The latest library books I brought home – lots more fiction than it seems like I usually get, and a smaller batch than it often is. Which is a good thing because my reading pace has been a lot slower the last few weeks, so I didn’t have much to return.
The Invention of Murder: How the Victorians Revelled in Death and Detection and Created Modern Crime by Judith Flanders
I’m curious about why they’re claiming the Victorians invented murder. Plus I love true crime and detective stories of the fictional and nonfictional variety. What I hadn’t realized is that the book is 450+ pages, and I’m not sure that I’m interested enough to invest that amount of reading time. I’ll give it a try, but may return it unfinished if it’s at all sluggish.
Knocking on Heaven’s Door: The Path to a Better Way of Death by Katy Butler
No idea why or how this one is on my list, but it’s there. It’s also another one that may go back unfinished, because I’m so uncertain of why I even have it.
I Used to Know That: Stuff You Forgot From School by Caroline Taggart
Think this one could be fun to skim through.
The Bonne Femme Cookbook: Simple, Splendid Food That French Women Cook Every Day by Wini Moranville
Flipping through it quickly had me drooling over some of the recipes, but I wish it had more pictures!

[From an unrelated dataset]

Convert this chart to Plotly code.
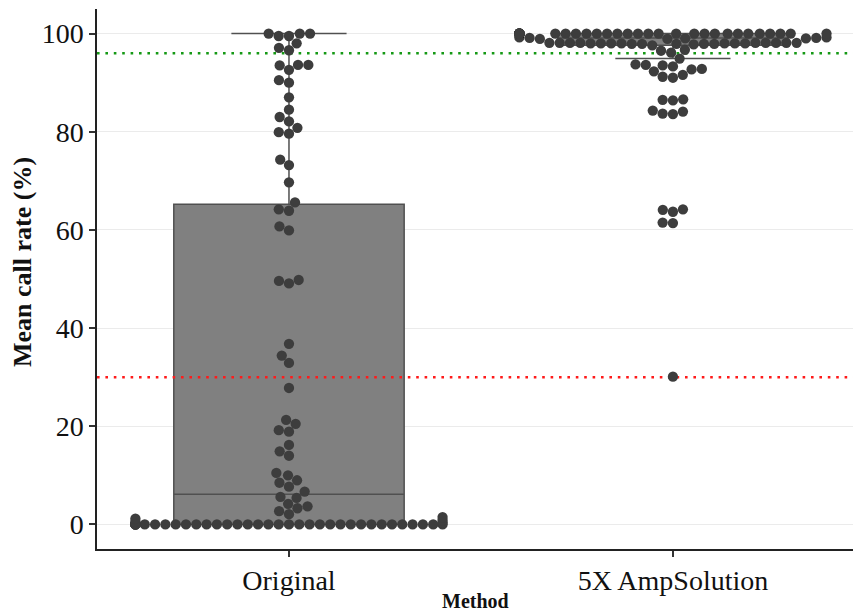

Life of Fred–Apples by Stanley Schmidt
I’m curious about this approach to teaching math, and wanted to take a look at it. My assumption is that my son isn’t ready for it, so this is more of a research scan for me for future possibilities.
Emerald Green (The Ruby Red Trilogy) by Kerstin Gier
I read book one (Ruby Red) in the trilogy and really liked it, and I have book two (Sapphire Blue) waiting for me. Now I’ve got book three as well, but it’s got a holds list so I won’t be able to renew it. That means I need to read both of them before this one needs to go back.
The Arrivals by Melissa Marr
Sounds like a crazy plot, but I can be very accepting of crazy plots in fantasy novels.
The Map of Lost Memories by Kim Fay
Historical mystery, a museum curator, and an Edgar finalist. I have high hopes for this book.
A Rose for the Crown by Anne Easter Smith
I love historical fiction, and I’d love it if this were as engrossing as it sounds like it could be. I got the audio version though, and I’m not sure if it’ll be a good one to listen to.
Before Midnight: A Retelling of “Cinderella” by Cameron Dokey
I love retellings of fairy tales (well, sometimes I do) so of course I want to try this one.
Patty Reed’s Doll: The Story of the Donner Party by Rachel K. Laurgaard
I think I said that I was done with Donner Party books, but then in the comments of my post Amanda recommended this book as doing a good job of telling the story in an appropriate way for a kid’s book. I couldn’t resist seeing their approach.